The Vision Thing in Higher Education

Finding a good college president is a little like choosing the right college. You know it when you feel it.

This is not to say that the best presidents are all things to all people. College presidencies are demanding jobs with multiple constituencies. A president’s calendar is much like the college’s budget – carefully rationed, heavily overcommitted, and controlled by an annual cycle of events, claims on it by constituents, and the unexpected.

If the board of trustees expects the president to lead, they must look carefully at the foundation provided to make leadership possible.

At best, executive search firms do cursory “environmental scans,” now increasingly linked by some of them to psychological profiles of candidates to determine their “fit” with the institution. It makes one wonder if a Roosevelt or Churchill would ever make the short list of final candidates for the jobs in which most agreed they ultimately excelled. Boards employ these approaches to find the right candidate not to determine what an institution’s options might be after the candidate is selected.

The problem of how to establish an informed foundation for leadership while selecting a leader is compounded by boards whose members are uncritical and arrogant. When trustees who interview finalists portray themselves as chief custodians of the institutional flame, remembering a world that they wish existed in part by downplaying problems that they choose to ignore, smart candidates withdraw their names quickly from consideration. Candidates must beware of promises that will not be kept by trustees who will also not stay in the trench with them when the firing begins.

That having been said there is a need to fit the candidate’s skills to the job. Institutions taking a breath after periods of growth and change, for example, may require a “Mr. Chips’, an individual whose public proclamations articulate abstract principles about motherhood and apple pie that offend no one. Little gets done but then that is the point of the hire. One college president calls it the “Casper the Friendly Ghost” option.

If college and university search committees move in the opposite direction, then the choice of candidate is usually starkly different. In this example, the new president is a “change agent,” who serves for a limited duration and whose happiness and success will depend on whether trustees support the new president, publicly and privately. Woe to the president with a weak, ineffectual board whose members are led without discipline, commitment and direction, filling their time with petty intrigue, pop psychology board bonding exercises, and faddish business case studies masked as strategy.

How, then do American colleges and universities avoid the growing problem of presidential turnovers?

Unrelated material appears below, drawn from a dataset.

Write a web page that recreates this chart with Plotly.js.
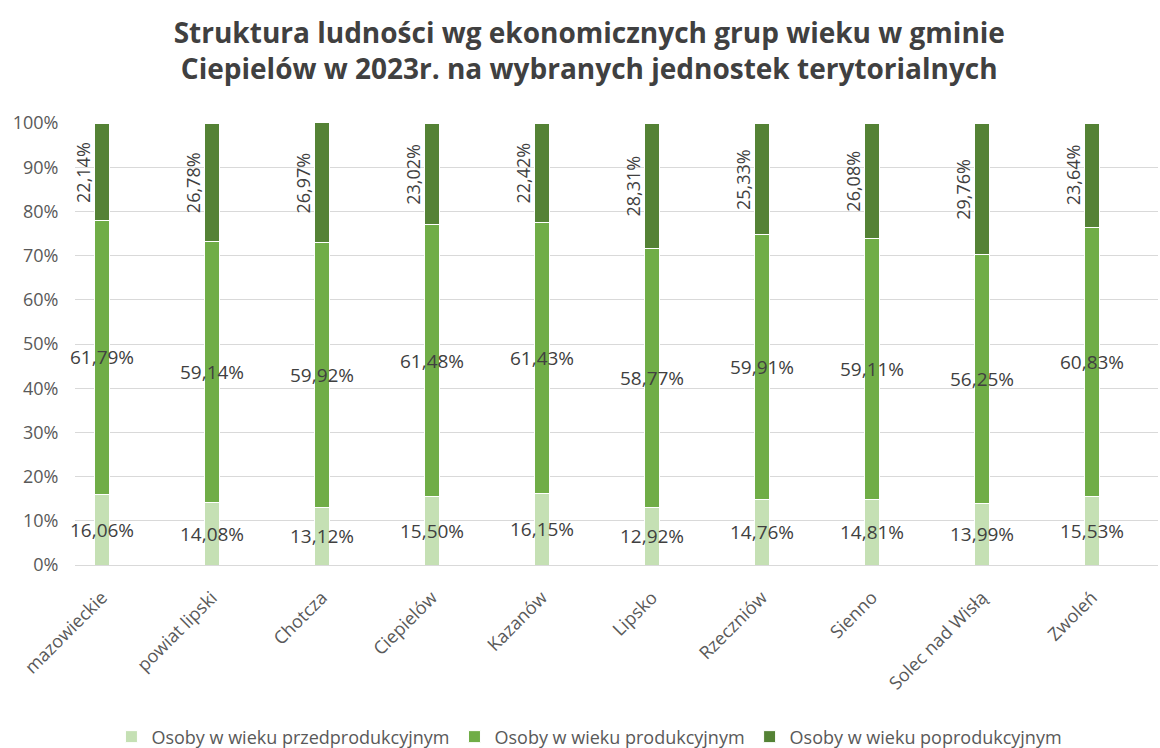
<!DOCTYPE html>
<html>
<head>
<meta charset="utf-8">
<script src="https://cdn.plot.ly/plotly-3.0.1.min.js"></script>
<style>html,body{margin:0;padding:0;background:#fff;}#chart{width:1160px;height:748px;}</style>
</head>
<body>
<div id="chart"></div>
<script>
var categories = ["mazowieckie", "powiat lipski", "Chotcza", "Ciepielów", "Kazanów", "Lipsko", "Rzeczniów", "Sienno", "Solec nad Wisłą", "Zwoleń"];
var seriesNames = ["Osoby w wieku przedprodukcyjnym", "Osoby w wieku produkcyjnym", "Osoby w wieku poprodukcyjnym"];
var przedprodukcyjny = [16.06, 14.08, 13.12, 15.50, 16.15, 12.92, 14.76, 14.81, 13.99, 15.53];
var produkcyjny = [61.79, 59.14, 59.92, 61.48, 61.43, 58.77, 59.91, 59.11, 56.25, 60.83];
var poprodukcyjny = [22.14, 26.78, 26.97, 23.02, 22.42, 28.31, 25.33, 26.08, 29.76, 23.64];
var yTickVals = [0, 10, 20, 30, 40, 50, 60, 70, 80, 90, 100];
var yTickText = ["0%", "10%", "20%", "30%", "40%", "50%", "60%", "70%", "80%", "90%", "100%"];

var colors = ["#c5e0b4", "#70ad47", "#548235"];
var series = [przedprodukcyjny, produkcyjny, poprodukcyjny];
var FONT = "Open Sans, sans-serif";

function fmt(v) { return v.toFixed(2).replace(".", ",") + "%"; }

var traces = series.map(function (vals, i) {
  return {
    type: "bar",
    name: seriesNames[i],
    x: categories,
    y: vals,
    marker: { color: colors[i], line: { color: "#ffffff", width: 1 } },
    hoverinfo: "skip"
  };
});

var annotations = [];
categories.forEach(function (c, k) {
  var base = 0;
  series.forEach(function (vals, i) {
    var mid = base + vals[k] / 2;
    base += vals[k];
    var a = {
      x: c, y: mid, xref: "x", yref: "y",
      text: fmt(vals[k]), showarrow: false,
      font: { family: FONT, size: 19, color: "#404040" }
    };
    if (i === 2) { a.textangle = -90; a.xshift = -19; a.font.size = 18; }
    annotations.push(a);
  });
});

var layout = {
  width: 1160, height: 748,
  paper_bgcolor: "#ffffff", plot_bgcolor: "#ffffff",
  margin: { l: 75, r: 2, t: 123, b: 183, autoexpand: false },
  barmode: "stack",
  bargap: 0.87,
  title: {
    text: "Struktura ludności wg ekonomicznych grup wieku w gminie<br>Ciepielów w 2023r. na wybranych jednostek terytorialnych",
    font: { family: FONT, size: 28, color: "#404040", weight: "bold" },
    x: 0.508, xanchor: "center", y: 1 - 43 / 748, yanchor: "middle", yref: "container"
  },
  xaxis: {
    type: "category",
    automargin: false,
    range: [-0.245, 9.6],
    tickangle: -45,
    tickfont: { family: FONT, size: 18, color: "#595959" },
    ticks: "outside", ticklen: 14, tickcolor: "rgba(0,0,0,0)",
    showgrid: false, zeroline: false, showline: true, linecolor: "#d9d9d9", linewidth: 1
  },
  yaxis: {
    automargin: false,
    range: [0, 100],
    tickvals: yTickVals, ticktext: yTickText,
    tickfont: { family: FONT, size: 18, color: "#595959" },
    ticks: "outside", ticklen: 12, tickcolor: "rgba(0,0,0,0)",
    showgrid: true, gridcolor: "#d9d9d9", gridwidth: 1,
    zeroline: false, showline: false
  },
  legend: {
    orientation: "h", x: 0.475, xanchor: "center", y: -0.389, yanchor: "middle",
    font: { family: FONT, size: 18, color: "#595959" },
    traceorder: "normal"
  },
  annotations: annotations,
  showlegend: true
};

Plotly.newPlot("chart", traces, layout, { displayModeBar: false, staticPlot: true });
</script>
</body>
</html>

To begin, experienced, committed chairs must effectively manage their boards. No single voice should predominate among trustees, no matter how dogged, outspoken or rich the trustee might be. Presidential candidates have healthy egos, of course, but the best also have some skill set of experiences that prepare them to lead. Boards should embrace accomplished candidates and not treat outside experience as a threat to their own sense of self. Rather, an assured, respectful candidate can bring perspective, fresh eyes and keen insight to the job.

Above all boards whose members have fully vetted their candidates must ask: “Who will offer the best vision? “ They must understand that the most important job of any president is to provide direction that challenges who they are and wish to become. Leadership without vision is just management. The impact caused by the vacuum created by well-intentioned managers will take years to overcome as the competition continues to heart up for reputation and resources across American higher education.

Sadly, the board’s early actions during the search period can predict the problems ahead. How boards handle presidential transitions offers an important clue to what will occur. It is critical to undertake a comprehensive environmental scan of the strengths of the institution, market position, likely challenges, financing, program growth, assessment practices, and brand recognition that complements internal assessments. These data are different and more focused than the internal studies mandated by the regional accreditors.

The transition may be the one time when outside consultants serve their best and most noble purpose. Boards of trustees are uninformed volunteers with limited knowledge of how higher education works. How can they work with a new president if boards don’t know enough about the college or university, and its place within American higher education, to offer guidance? If their practice is roughly akin to government by anecdote, the strategic plan that emerges will be built at best on shifting sands.

A second clue is how they treat the relationship between the outgoing and incoming presidents. Outgoing presidents should embrace and contribute actively to a comprehensive institutional scan. Viewed parochially it’s the best way to preserve the record of their administration’s accomplishments. Incoming presidents should see the scan as a vehicle to understand what an interview could not teach.

It’s a little frightening to see how late in a presidential tenure most institutions draw upon data beyond their most recent accreditation review to build out a vision. Sadly, many in leadership never read past the results of the annual audit.

The “vision thing” doesn’t magically happen. It’s hard work. It begins with good data before the board even selects a new president.